ATLANTA (CBS46) -- Joi and Doug Partridge will never forget the day they lost their two children Cameron and Layla, and Joi's mother, Dorothy Wright. Wright was driving her grandchildren to church when she was hit by the driver of a stolen car fleeing from police in 2016 in Southwest Atlanta.
“It really hurts because I lost my parent and my two kids,” Joi Partridge told CBS46’s Hayley Mason. “It hurts. We have to go on with this every day. The pain and the struggle and hoping we get justice one day,” she said.
Atlanta’s City Council's public safety committee is considering a resolution asking state lawmakers to put more standards in place for police agencies to follow during police chases.
Councilman Antonio Brown’s drafted the resolutions saying there should be restrictive rules established for when police should engage in a pursuit.
He cited the death of a teenager and infant in a midtown crash caused by a car fleeing police.
18-year-old Anjanae McClain was killed in this violent crash on 10th street in Midtown along with 3-month-old Cayden Good in October. The driver of a black BMW, fleeing from police, slammed into the back of a vehicle McClain and Good were riding in. They became the victims of a hit and run.
Councilman Brown wants state and local laws to mirror pending state legislation drafted by State Senator Donzella James, D-College Park, in Senate Bill 63.
“Each police department could make their own route on how to curb this particular problem,” James told Mason. “f they were not in pursuit of someone who had killed someone or armed robbery or rape or something—one of the 7 deadly sins—then they should not be going that speed in a neighborhood like that,” she explained.
James was inspired to draft the legislation by Wright's death--they both attended Morris Brown College and the tragic accident shook the community. The resolution in council urges Governor Kemp to push for legislative changed for police departments across the state.
“She was a block away and a police car hit her because it was in pursuit of a criminal and unfortunately she lost her life and her two grandchildren,” James said.
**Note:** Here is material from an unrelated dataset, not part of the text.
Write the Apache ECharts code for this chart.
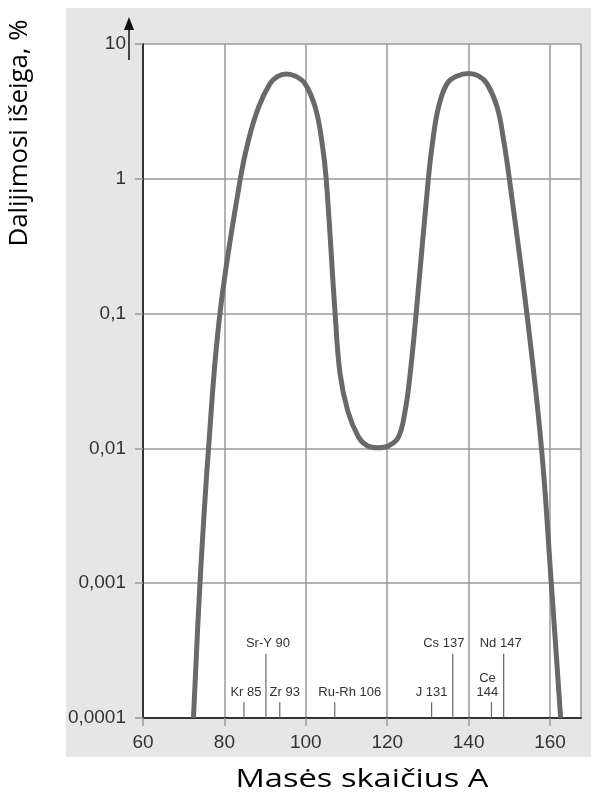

At the beginning of January 2020, Atlanta Police implemented a “zero-chase” policy but it was later re-implemented. In May of this year, Atlanta Police revised it’s chase policy allowing officers to chase in certain circumstances like if the fleeing suspect has attempted to commit a violent forcible felony which the officer has direct knowledge of or if the suspect would pose an imminent danger of death or serious bodily injury to the officer or others. APD has banded chases for property offenses, traffic offenses, and misdemeanors in the revised policy.